Buna göre, bu süreç uluslararası bir özellik taşır ve devlet-üstü dinamiklerle işler.
Bu durum İspanya vatandaşı olan kurbanların, adalet arayışlarını Arjantin
mahkemelerine taşımalarında görülebilir. Ayrıca, devlete ait kurumlar yerine
şahıslar ya da sivil toplumun devleti aşağıdan yukarıya sorgulamaları ve
çıkarların çeşitliliği (Collins, 2010: 22) de geçiş sonrası adalet süreçlerinin
önemli nitelikleridir. İleride açıklanacağı üzere, İspanya’da varlık gösteren
bellek dernekleri tam da bu işlevi görmekte ve amaçları da çeşitlilik
sergilemektedir.
Robins’in “kurban-merkezli yaklaşım” kavramı ve Mendez’in geniş
kurban tanımı, bu çalışmanın kuramsal yaklaşımını belirler (2013; 2016).

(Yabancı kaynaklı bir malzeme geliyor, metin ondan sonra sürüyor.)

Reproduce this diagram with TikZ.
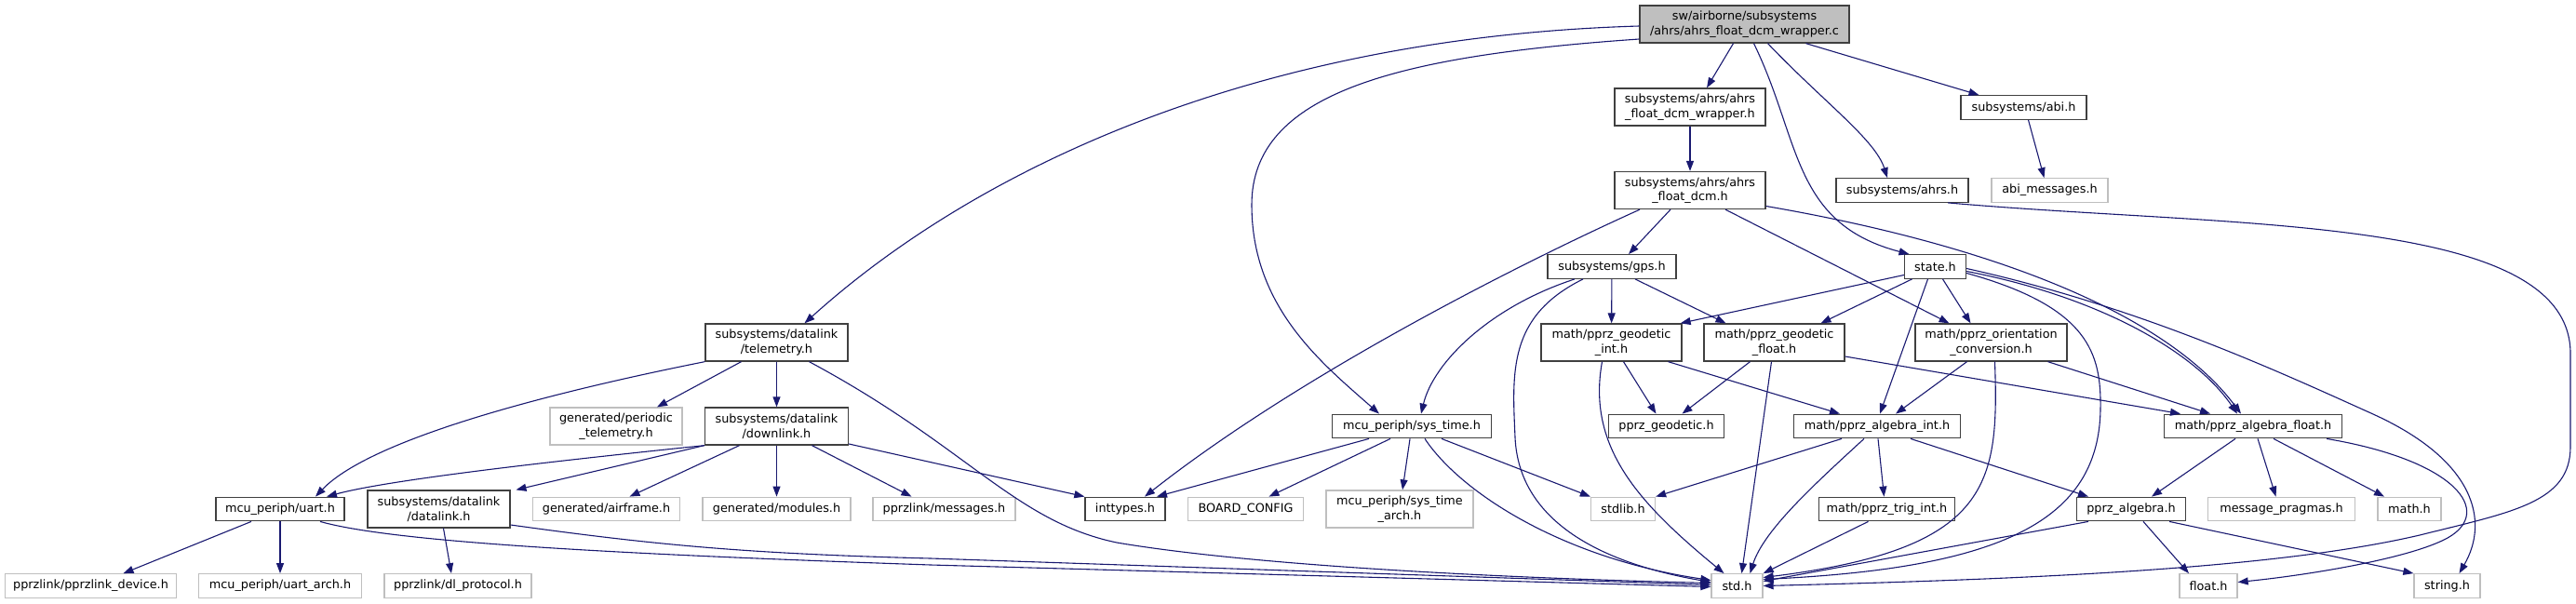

Mendez’in belirttiği gibi aslında, “yaşanan acılar, yalnızca cinayet, rastgele
tutuklama, zorla kaybetme veya işkencenin doğrudan mağdurlarıyla sınırlı
değildir” (2016: 2). Aileler ve yakınlar da acıları yaşar ve yaşamaya devam
ederler. Robins’in önerdiği ihtiyaç ve kurban merkezli yaklaşım, geçiş
döneminde adalet yöntemlerine ait amaç, çıkar ve uygulamaların kurbanların
doğrudan katılımıyla şekillenmeleri gereğine vurgu yapar (2013: 58). İspanya
özelinde, doğrudan kurbanlardan kasıt hayatını kaybeden ya da kayıplara
karışanlar olurken, dolaylı kurbanlar onların akraba ve yakınlarıdır (Molina,
2017: 223). Kurban olmanın bu grupları tanımlayan yegâne kimlik olmadığına
dikkat çekilirken, iç savaş sonucunda devrilen İkinci Cumhuriyet (1931-1936) ve
onun siyasi ideallerine atfın mücadelelerinde büyük önem taşıdığı görülür
(Druliolle, 2015: 325). Bellek hareketi bir yönüyle bu dönem için iade-i itibar
talep eder. Böylelikle talepler, kişisel olmanın ötesine geçer. Bellek, kimi
dernekler için siyasetle iç içe geçmiş bir konudur. İkinci Cumhuriyet’in
demokratik mirasını inkâr eden söylemin pekişmesi (Valcárcel ve Cacheda,
Bilgen Sütçüoğlu – Ebru İlter Akarçay Uluslararasılaşan Kurban Dernekleri ve Bellek Hareketi: İspanya’da Sivil Toplumun Dönüşümü
493
2017: 4), derneklerin bir kısmı için uğrunda mücadele edilmesi gereken esas
amaçtır.
Çalışmanın ilk bölümünde, demokrasiye geçiş döneminde bellek alanında
yaşanan geçici ve kesintili canlanma irdelenecektir. Takiple, gerçek dönüm
noktasının 2000’li yıllar olduğu vurgusundan hareketle, İspanya’daki değişim
başta kuşak farklılıkları olmak üzere üç temel etkene atıfla açıklanacaktır.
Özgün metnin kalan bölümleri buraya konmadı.